研究内容
ウイルスの増殖機構を探り、制御する!
私たちはインフルエンザウイルス、エボラウイルス、ラッサウイルスなどヒト病原性ウイルスに焦点を当て、細胞内増殖機構や病態発現機構の解明を目指しています。また、これら基礎研究を通じて得られた科学的根拠をベースに新規治療法の開発を目指しています。 本研究室は、クライオ電子顕微鏡など多様な電子顕微鏡法を駆使した視覚的な解析を得意としており、ウイルス粒子や感染細胞の詳細な構造をさまざまな分解能で解明することができる日本で唯一の研究室です。また、ヒト呼吸器オルガノイドを用いた新規ウイルス感染モデルの確立を通じて、株化培養細胞を用いた解析では得られない、ヒト体内におけるウイルス増殖機構や感染応答の真の理解を目指しています。従来からの研究手法のみにとらわれることなく、構造生物学や発生学など異分野の手法や知見を取り入れた革新的な研究を進め、ウイルス学に新たな道を切り開くことを目指しています。
インフルエンザウイルスの遺伝機構
インフルエンザウイルスのゲノムRNAは8本に分節化しています。しかし、8本に分かれたゲノム分節が子孫ウイルス粒子にどのように取り込まれるのか、長年の謎でした。私たちはインフルエンザウイルスを人工合成するリバースジェネティクス法や様々な電子顕微鏡法を組み合わせ、8種類8本のゲノム分節が規則的な配置をとって子孫ウイルス粒子に選択的に取り込まれることを解明しました。現在はその分子機構の解明を目指しています。(図)電子線トモグラフィー法により3次元再構築したインフルエンザウイルス粒子。
[参考文献:Noda et al. Nature 2006; Muramoto et al. J Virol 2006; Noda et al. Nat Commun 2012; Sugita et al. J Virol 2013; Noda et al. Nat Commun 2018; Miyamoto et al. J Virol 2022]
エボラウイルスのヌクレオカプシド形成機構とその機能発現制御機構
エボラウイルスのヌクレオカプシドはゲノムRNAとNP、VP24、VP35、VP30、Lから構成された螺旋状の巨大な複合体であり、ゲノムRNAの転写・複製および子孫ウイルス粒子への輸送などさまざまな機能を発揮します。しかしその詳細な構造は未決定のままです。私たちはクライオ電子顕微鏡法により、ヌクレオカプシドのコア構造となる螺旋状NP-RNA複合体の構造を高分解能で決定しました。

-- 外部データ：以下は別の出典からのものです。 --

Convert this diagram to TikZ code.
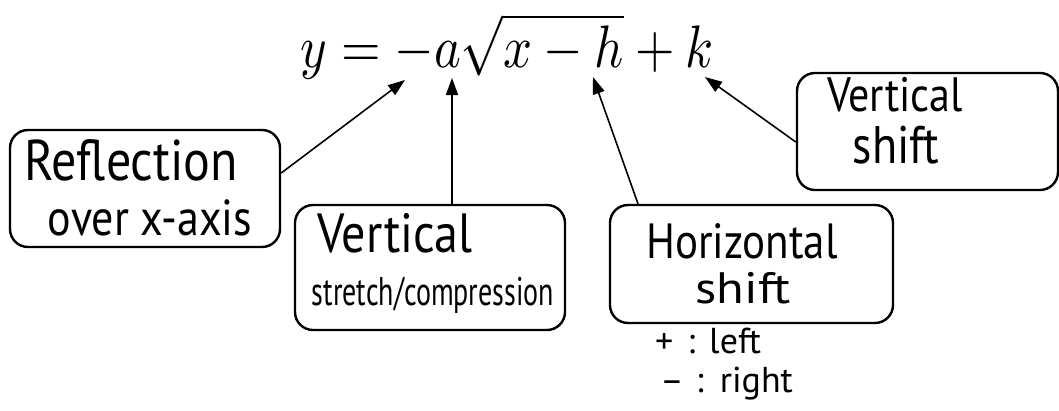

さらにVP24分子が結合したNP-RNA複合体の高分解能構造も決定し、VP24分子によるヌクレオカプシドの転写複製制御機構を解明しました。(図)クライオ電子顕微鏡法により決定したマールブルクウイルス(エボラウイルスと近縁のウイルス)のNP-RNA複合体の構造。
[参考文献:Noda et al. PLoS pathog 2006; Noda et al. J Gen Virol 2010; Sugita et al. Nature 2018; Fujita-Fujiharu et al. Nat Commun 2022; Hu et al. PNAS Nexus 2023]
ヒト呼吸器オルガノイドの開発と新規ウイルス感染系の確立
従来のウイルス学研究では、本来の感染宿主とは異なる動物種(イヌやサルなど)や標的臓器(腎臓細胞など)の株化培養細胞を用いることが多く、ヒト呼吸器における感染増殖機構や感染応答を正確に反映した解析系とは言えませんでした。そこで私たちはES細胞やiPS細胞からヒトの呼吸器上皮を作製し、ヒト体内における感染増殖機構や宿主の感染応答の解析を進めています。また、本オルガノイドを応用して動物ウイルスがヒトに伝播する可能性を評価する実験系の確立を目指しています。(図)ヒトES細胞から作製した鼻腔上皮オルガノイドの走査電子顕微鏡像。